In addition to completing the acquisition of Spoken Communications – initially announced last month in New Orleans – Avaya Holdings Corp. today unveiled a new mobile cloud service for contact centres.
Avaya Mobile Experience, a consumption-based cloud solution, will increase the accuracy of contextual information and reduce toll-free carrier costs, the company said in a press release.
“Contact centres pay carriers for each call arriving over a toll-free line regardless of whether the call originates on a mobile device or a non-mobile device, adding substantially to operational expenses,” Avaya said.
Up to 70 per cent of calls to contact centres come from mobile devices, according to Avaya, and enterprises using legacy applications to operate toll-free lines sometimes see their routing accuracy to an appropriate contact centre take a hit.
Avaya Mobile Experience will help enterprises get around this by giving mobile users – who are calling a toll-free number – an option to deflect the call to the web. If the caller picks this option, the toll-free call ends and they receive a message with a link for personalized access to the required information on the company website. Associated per-minute costs from the toll-free call also end when the caller picks the deflection option.
If the mobile caller chooses to interact via voice, the customer information collected by Avaya Mobile Experience will be passed along to help the agent handle the call.
“The number of mobile calls coming to contact centers over toll-free lines is far outpacing those that come from landlines,” said David Chavez, vice-president of architecture and innovation for Avaya.
The solution will initially be offered in the U.S later this. According to Avaya’s website, however, companies can take incoming mobile calls from customers in both US and Canada.
Avaya and Post-Quantum team up on identity-as-a-service
Identity and cyber security specialist, Post-Quantum, is partnering up with Avaya to improve data security in contact centres through a new project called “Identity-as-a-Service” (IDaaS).
The collaboration will lead to the creation of a self-sovereign identity system that allows individuals to “maintain direct control of their own identity attributes and credentials,” according to an Avaya blog post.
The system will be powered by blockchain and biometrics to authenticate mobile callers. All data in the system will be protected by quantum-resistant encryption.
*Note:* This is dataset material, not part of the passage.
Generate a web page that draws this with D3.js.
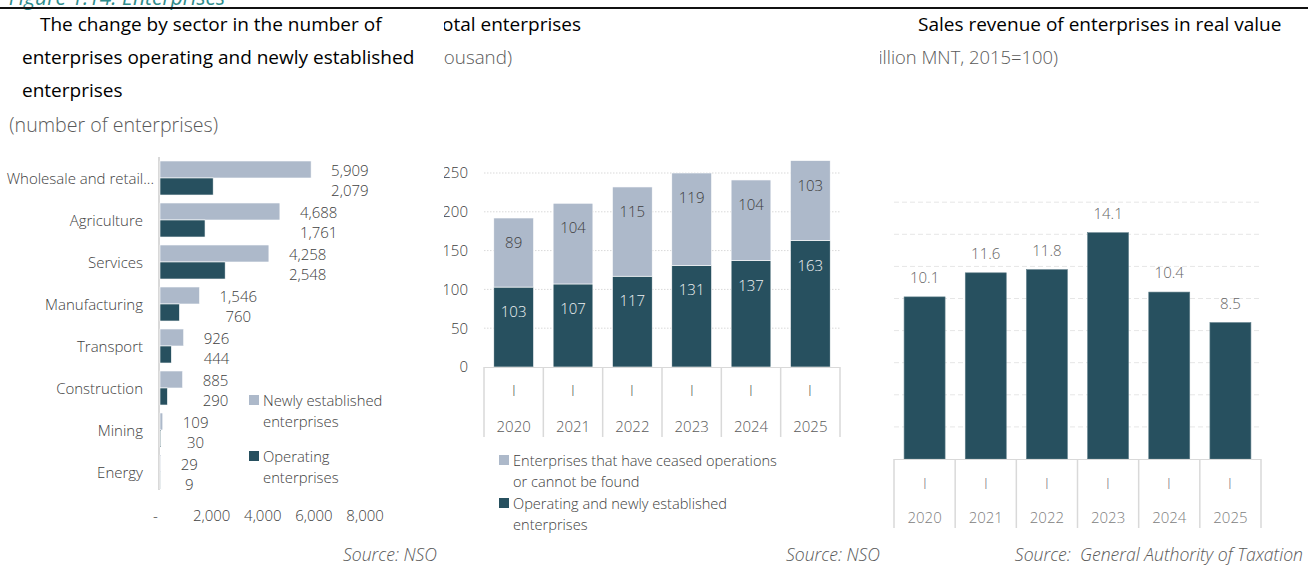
<!DOCTYPE html>
<html>
<head>
<meta charset="utf-8">
<script src="https://cdn.jsdelivr.net/npm/d3@7"></script>
<style>
  html, body { margin: 0; padding: 0; background: #ffffff; }
  svg { display: block; font-family: "Open Sans", "Noto Sans", sans-serif; }
  .per { opacity: 0.99; }
</style>
</head>
<body>
<svg id="chart" width="1308" height="568"></svg>
<script>
// ---- Panel 1: enterprises by sector ----
const sectors = ["Wholesale and retail trade", "Agriculture", "Services", "Manufacturing",
                 "Transport", "Construction", "Mining", "Energy"];
const newlyEstablished = [5909, 4688, 4258, 1546, 926, 885, 109, 29];
const operatingEnterprises = [2079, 1761, 2548, 760, 444, 290, 30, 9];
const sectorTicks = [0, 2000, 4000, 6000, 8000];

// ---- Panel 2: total enterprises (thousand) ----
const years = ["2020", "2021", "2022", "2023", "2024", "2025"];
const periodLabel = "I";
const operatingAndNew = [103, 107, 117, 131, 137, 163];
const ceasedOrNotFound = [89, 104, 115, 119, 104, 103];
const totalTicks = [0, 50, 100, 150, 200, 250];

// ---- Panel 3: sales revenue in real value ----
const salesRevenue = [10.1, 11.6, 11.8, 14.1, 10.4, 8.5];
const salesGrid = [2, 4, 6, 8, 10, 12, 14, 16];

const DARK = "#27505f";
const LIGHT = "#adb9ca";
const TXT = "#404040";
const GRID = "#d9d9d9";
const LBL = "Open Sans";

const svg = d3.select("#chart");
const defs = svg.append("defs");

function panel(id, x0, x1) {
  defs.append("clipPath").attr("id", id)
    .append("rect").attr("x", x0).attr("y", -20).attr("width", x1 - x0).attr("height", 620);
  return svg.append("g").attr("clip-path", `url(#${id})`);
}

// Figure caption and rule across the top
svg.append("text").attr("x", 225).attr("y", 5).attr("text-anchor", "end")
  .attr("font-size", 21).attr("font-style", "italic").attr("fill", "#2f8c8c")
  .text("Figure 1.14. Enterprises");
svg.append("line").attr("x1", 0).attr("x2", 1308).attr("y1", 8).attr("y2", 8)
  .attr("stroke", "#111").attr("stroke-width", 2);

function title(g, x, y, s, anchor) {
  return g.append("text").attr("x", x).attr("y", y).attr("text-anchor", anchor || "start")
    .attr("font-size", 19).attr("fill", "#000").text(s);
}
function subtitle(g, xEnd, y, s, size) {
  return g.append("text").attr("x", xEnd).attr("y", y).attr("text-anchor", "end")
    .attr("font-size", size || 18.8).attr("font-weight", 300).attr("fill", "#595959").text(s);
}
function source(xEnd, s) {
  svg.append("text").attr("x", xEnd).attr("y", 561).attr("text-anchor", "end")
    .attr("font-size", 17.6).attr("font-style", "italic").attr("font-weight", 300)
    .attr("fill", "#595959").attr("xml:space", "preserve").text(s);
}

// =================== Panel 1 ===================
{
  const g = panel("clipA", 4, 442);
  title(g, 40, 31, "The change by sector in the number of");
  title(g, 22, 64, "enterprises operating and newly established");
  title(g, 22, 97, "enterprises");
  subtitle(g, 218, 132, "(number of enterprises)", 19.6);

  const x = d3.scaleLinear().domain([0, 8000]).range([160, 364.6]);
  const y = d3.scaleBand().domain(sectors).range([157, 493]).paddingInner(0.19).paddingOuter(0.095);
  const bh = y.bandwidth() / 2;

  g.append("line").attr("x1", 159).attr("x2", 159).attr("y1", 157).attr("y2", 490)
    .attr("stroke", GRID).attr("stroke-width", 2);

  const grp = g.selectAll("g.sector").data(sectors).join("g").attr("class", "sector");
  grp.append("rect").attr("x", x(0)).attr("y", d => y(d))
    .attr("width", (d, i) => x(newlyEstablished[i]) - x(0)).attr("height", bh)
    .attr("fill", LIGHT).attr("stroke", "#fff").attr("stroke-width", 0.6);
  grp.append("rect").attr("x", x(0)).attr("y", d => y(d) + bh)
    .attr("width", (d, i) => x(operatingEnterprises[i]) - x(0)).attr("height", bh)
    .attr("fill", DARK).attr("stroke", "#fff").attr("stroke-width", 0.6);

  // category labels, truncated with an ellipsis when too long
  grp.each(function (d) {
    const t = d3.select(this).append("text").attr("y", y(d) + bh)
      .attr("dominant-baseline", "central").attr("text-anchor", "end")
      .attr("font-size", 15).attr("font-weight", 300).attr("fill", TXT).text(d);
    let s = d, cut = false;
    while (t.node().getComputedTextLength() > 148 && s.length > 3) {
      s = s.slice(0, -1).trimEnd(); cut = true;
      t.text(s + "...");
    }
    t.attr("x", cut ? 154 : 143);
  });

  // two-line value labels beside each pair of bars
  const fmt = d3.format(",");
  grp.each(function (d, i) {
    const gg = d3.select(this);
    const a = gg.append("text").attr("text-anchor", "middle").attr("dominant-baseline", "central")
      .attr("font-size", 15).attr("font-weight", 300).attr("fill", TXT)
      .attr("y", y(d) + bh - 8).text(fmt(newlyEstablished[i]));
    const b = gg.append("text").attr("text-anchor", "middle").attr("dominant-baseline", "central")
      .attr("font-size", 15).attr("font-weight", 300).attr("fill", TXT)
      .attr("y", y(d) + bh + 12).text(fmt(operatingEnterprises[i]));
    const w = Math.max(a.node().getComputedTextLength(), b.node().getComputedTextLength());
    const cx = x(newlyEstablished[i]) + 20 + w / 2;
    a.attr("x", cx); b.attr("x", cx);
  });

  const xAxis = d3.axisBottom(x).tickValues(sectorTicks).tickSize(0)
    .tickFormat(v => v === 0 ? "-" : fmt(v));
  const ax = g.append("g").attr("transform", "translate(0,506)").call(xAxis);
  ax.select(".domain").remove();
  ax.selectAll("text").attr("font-family", LBL).attr("font-size", 15).attr("font-weight", 300)
    .attr("fill", TXT).attr("dy", "0.32em").attr("y", 10)
    .attr("dx", v => v === 0 ? -5 : 0);

  // legend
  const leg = [
    { c: LIGHT, lines: ["Newly established", "enterprises"], y: 400 },
    { c: DARK, lines: ["Operating", "enterprises"], y: 456 }
  ];
  leg.forEach(l => {
    g.append("rect").attr("x", 249).attr("y", l.y - 5).attr("width", 10).attr("height", 10).attr("fill", l.c);
    l.lines.forEach((s, k) => g.append("text").attr("x", 263).attr("y", l.y + k * 21)
      .attr("dominant-baseline", "central").attr("font-size", 14.8).attr("font-weight", 300)
      .attr("fill", TXT).text(s));
  });
}
source(437, "Source: NSO");

// =================== Panel 2 ===================
{
  const g = panel("clipB", 444, 880);
  title(g, 581, 31, "Total enterprises", "end");
  subtitle(g, 512, 64, "(thousand)");

  const x = d3.scaleBand().domain(years).range([484, 840]).paddingInner(0.33).paddingOuter(0.165);
  const y = d3.scaleLinear().domain([0, 250]).range([367, 173]);

  // dotted gridlines and value axis
  g.selectAll("line.grid").data(totalTicks.slice(1)).join("line").attr("class", "grid")
    .attr("x1", 484).attr("x2", 840).attr("y1", d => y(d)).attr("y2", d => y(d))
    .attr("stroke", GRID).attr("stroke-dasharray", "1.5,1.5");
  const yAxis = d3.axisLeft(y).tickValues(totalTicks).tickSize(0);
  const ay = g.append("g").attr("transform", "translate(468,0)").call(yAxis);
  ay.select(".domain").remove();
  ay.selectAll("text").attr("font-family", LBL).attr("font-size", 15).attr("font-weight", 300)
    .attr("fill", TXT).attr("x", 0);

  const stacked = years.map((yr, i) => ({ yr, base: operatingAndNew[i], top: ceasedOrNotFound[i] }));
  const bars = g.selectAll("g.yr").data(stacked).join("g").attr("class", "yr");
  bars.append("rect").attr("x", d => x(d.yr)).attr("width", x.bandwidth())
    .attr("y", d => y(d.base)).attr("height", d => y(0) - y(d.base)).attr("fill", DARK)
    .attr("stroke", "#fff").attr("stroke-width", 0.6);
  bars.append("rect").attr("x", d => x(d.yr)).attr("width", x.bandwidth())
    .attr("y", d => y(d.base + d.top)).attr("height", d => y(d.base) - y(d.base + d.top)).attr("fill", LIGHT)
    .attr("stroke", "#fff").attr("stroke-width", 0.6);
  bars.append("text").attr("x", d => x(d.yr) + x.bandwidth() / 2).attr("y", d => y(d.base) + 24)
    .attr("text-anchor", "middle").attr("dominant-baseline", "central")
    .attr("font-size", 15).attr("font-weight", 300).attr("fill", "#eef0f2").text(d => d.base);
  bars.append("text").attr("x", d => x(d.yr) + x.bandwidth() / 2).attr("y", d => y(d.base + d.top) + 24)
    .attr("text-anchor", "middle").attr("dominant-baseline", "central")
    .attr("font-size", 15).attr("font-weight", 300).attr("fill", TXT).text(d => d.top);

  // two-level category axis
  g.append("line").attr("x1", 484).attr("x2", 840).attr("y1", 367.5).attr("y2", 367.5).attr("stroke", GRID);
  const edges = years.map(d => x(d) - x.step() * x.paddingInner() / 2).concat([840]);
  g.selectAll("line.sep").data(edges).join("line").attr("class", "sep")
    .attr("x1", d => d).attr("x2", d => d).attr("y1", 367).attr("y2", 437)
    .attr("stroke", GRID).attr("stroke-width", 1.5);
  g.append("g").attr("class", "per").selectAll("text").data(years).join("text")
    .attr("x", d => Math.round(x(d) + x.bandwidth() / 2)).attr("y", 390).attr("text-anchor", "middle")
    .attr("dominant-baseline", "central").attr("font-size", 15).attr("font-weight", 300)
    .attr("fill", "#595959").text(periodLabel);
  g.selectAll("text.year").data(years).join("text").attr("class", "year")
    .attr("x", d => x(d) + x.bandwidth() / 2).attr("y", 426).attr("text-anchor", "middle")
    .attr("dominant-baseline", "central").attr("font-size", 15).attr("font-weight", 300)
    .attr("fill", "#595959").text(d => d);

  const leg = [
    { c: LIGHT, lines: ["Enterprises that have ceased operations", "or cannot be found"], y: 460 },
    { c: DARK, lines: ["Operating and newly established", "enterprises"], y: 503 }
  ];
  leg.forEach(l => {
    g.append("rect").attr("x", 499).attr("y", l.y - 5).attr("width", 10).attr("height", 10).attr("fill", l.c);
    l.lines.forEach((s, k) => g.append("text").attr("x", 513).attr("y", l.y + k * 21)
      .attr("dominant-baseline", "central").attr("font-size", 14.6).attr("font-weight", 300)
      .attr("fill", TXT).text(s));
  });
}
source(880, "Source: NSO");

// =================== Panel 3 ===================
{
  const g = panel("clipC", 880, 1308);
  title(g, 918, 31, "Sales revenue of enterprises in real value");
  subtitle(g, 1058, 64, "(billion MNT, 2015=100)", 18.4);

  const x = d3.scaleBand().domain(years).range([894, 1261]).paddingInner(0.33).paddingOuter(0.165);
  const y = d3.scaleLinear().domain([0, 16]).range([459, 202.2]);

  g.selectAll("line.grid").data(salesGrid).join("line").attr("class", "grid")
    .attr("x1", 894).attr("x2", 1261).attr("y1", d => y(d)).attr("y2", d => y(d))
    .attr("stroke", "#e6e6e6").attr("stroke-dasharray", "5,3");

  const rows = years.map((yr, i) => ({ yr, v: salesRevenue[i] }));
  g.selectAll("rect.bar").data(rows).join("rect").attr("class", "bar")
    .attr("x", d => x(d.yr)).attr("width", x.bandwidth())
    .attr("y", d => y(d.v)).attr("height", d => y(0) - y(d.v))
    .attr("fill", DARK).attr("stroke", "#5f7f8a").attr("stroke-width", 0.6);
  g.selectAll("text.val").data(rows).join("text").attr("class", "val")
    .attr("x", d => x(d.yr) + x.bandwidth() / 2).attr("y", d => y(d.v) - 20)
    .attr("text-anchor", "middle").attr("dominant-baseline", "central")
    .attr("font-size", 15).attr("font-weight", 300).attr("fill", "#666").text(d => d3.format(".1f")(d.v));

  g.append("line").attr("x1", 894).attr("x2", 1261).attr("y1", 459.5).attr("y2", 459.5).attr("stroke", GRID);
  const edges = years.map(d => x(d) - x.step() * x.paddingInner() / 2).concat([1261]);
  g.selectAll("line.sep").data(edges).join("line").attr("class", "sep")
    .attr("x1", d => d).attr("x2", d => d).attr("y1", 459).attr("y2", 528)
    .attr("stroke", GRID).attr("stroke-width", 1.5);
  g.append("g").attr("class", "per").selectAll("text").data(years).join("text")
    .attr("x", d => Math.round(x(d) + x.bandwidth() / 2)).attr("y", 483).attr("text-anchor", "middle")
    .attr("dominant-baseline", "central").attr("font-size", 15).attr("font-weight", 300)
    .attr("fill", "#808080").text(periodLabel);
  g.selectAll("text.year").data(years).join("text").attr("class", "year")
    .attr("x", d => x(d) + x.bandwidth() / 2).attr("y", 517).attr("text-anchor", "middle")
    .attr("dominant-baseline", "central").attr("font-size", 15).attr("font-weight", 300)
    .attr("fill", "#808080").text(d => d);
}
source(1303, "Source:  General Authority of Taxation");
</script>
</body>
</html>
“This vault can only be accessed when multiple parties give their approval, preventing unauthorized access by data center staff. The product also uses blockchain technology to record contact center interactions, increasing transparency and auditability,” the company said.
IDaaS will be available shortly after Avaya Mobile Experience’s release. It will also only be available in the U.S., but will also have the ability to take calls coming from both the U.S. and Canada.